The variables that determine profitability are: average price per rental, average number of daily rentals in peak and low season, number of months of meaningful activity per year, and monthly fixed costs (premises, insurance, software, self-employment contributions).
A rough indicative example for a 15-bike fleet in a coastal area with a 4-month peak season: average price €20/day, average peak occupancy 70% (10-11 bikes rented per day), daily revenue €200-€220, monthly peak revenue €6,000-€6,600, annual revenue including low season at 30% occupancy: approximately €28,000-€32,000.
Approximate annual fixed costs: premises €12,000, insurance €1,500, software €350, self-employment contributions €4,000, maintenance €2,000. Total fixed: ~€20,000.

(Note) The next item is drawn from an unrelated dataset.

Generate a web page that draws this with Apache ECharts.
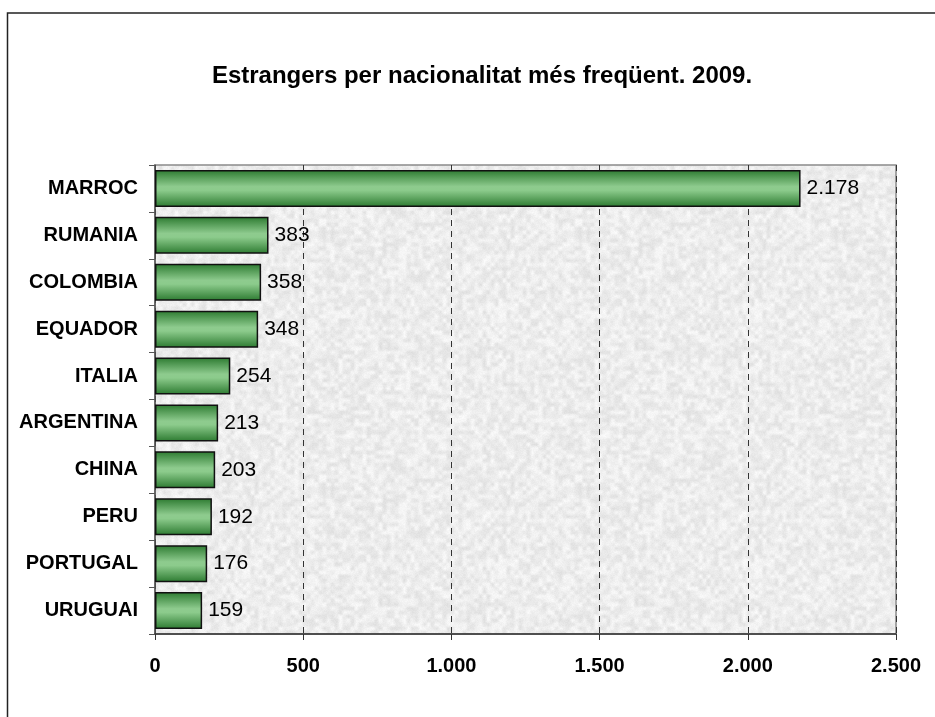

Rough gross margin before tax in year one: €8,000-€12,000, assuming fleet investment is already amortised or financed. In year two, without the initial investment, the margin improves significantly.

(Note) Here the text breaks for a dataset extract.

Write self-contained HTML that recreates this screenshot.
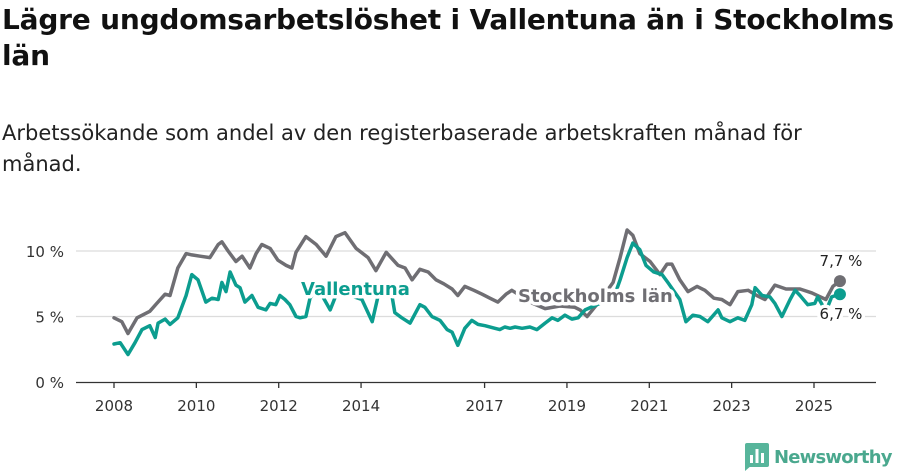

These numbers are illustrative. Your location, model and operational efficiency will change them. But doing this exercise before opening avoids the October surprise of insufficient income to cover winter fixed costs.
Frequently asked questions
Is it better to buy the fleet outright or finance it?
For a first small fleet (10-15 conventional units), buying usually makes more sense. It avoids financing costs and gives more control. If you want to include electric bikes from the start and initial capital is limited, financing can be a reasonable option for that segment.
When does the business become profitable?
In tourist destinations with a clear peak season, many operators recover the initial investment in the first or second season if the location is good. In areas with more distributed demand, the timeline is longer but the operation is more stable year-round.
Can I start with second-hand bikes?
Yes, but selectively. Good-condition second-hand bikes reduce upfront investment. The risk is that a poorly selected second-hand fleet generates higher maintenance costs and more customer incidents. If you go that route, have each unit properly checked before putting it into service.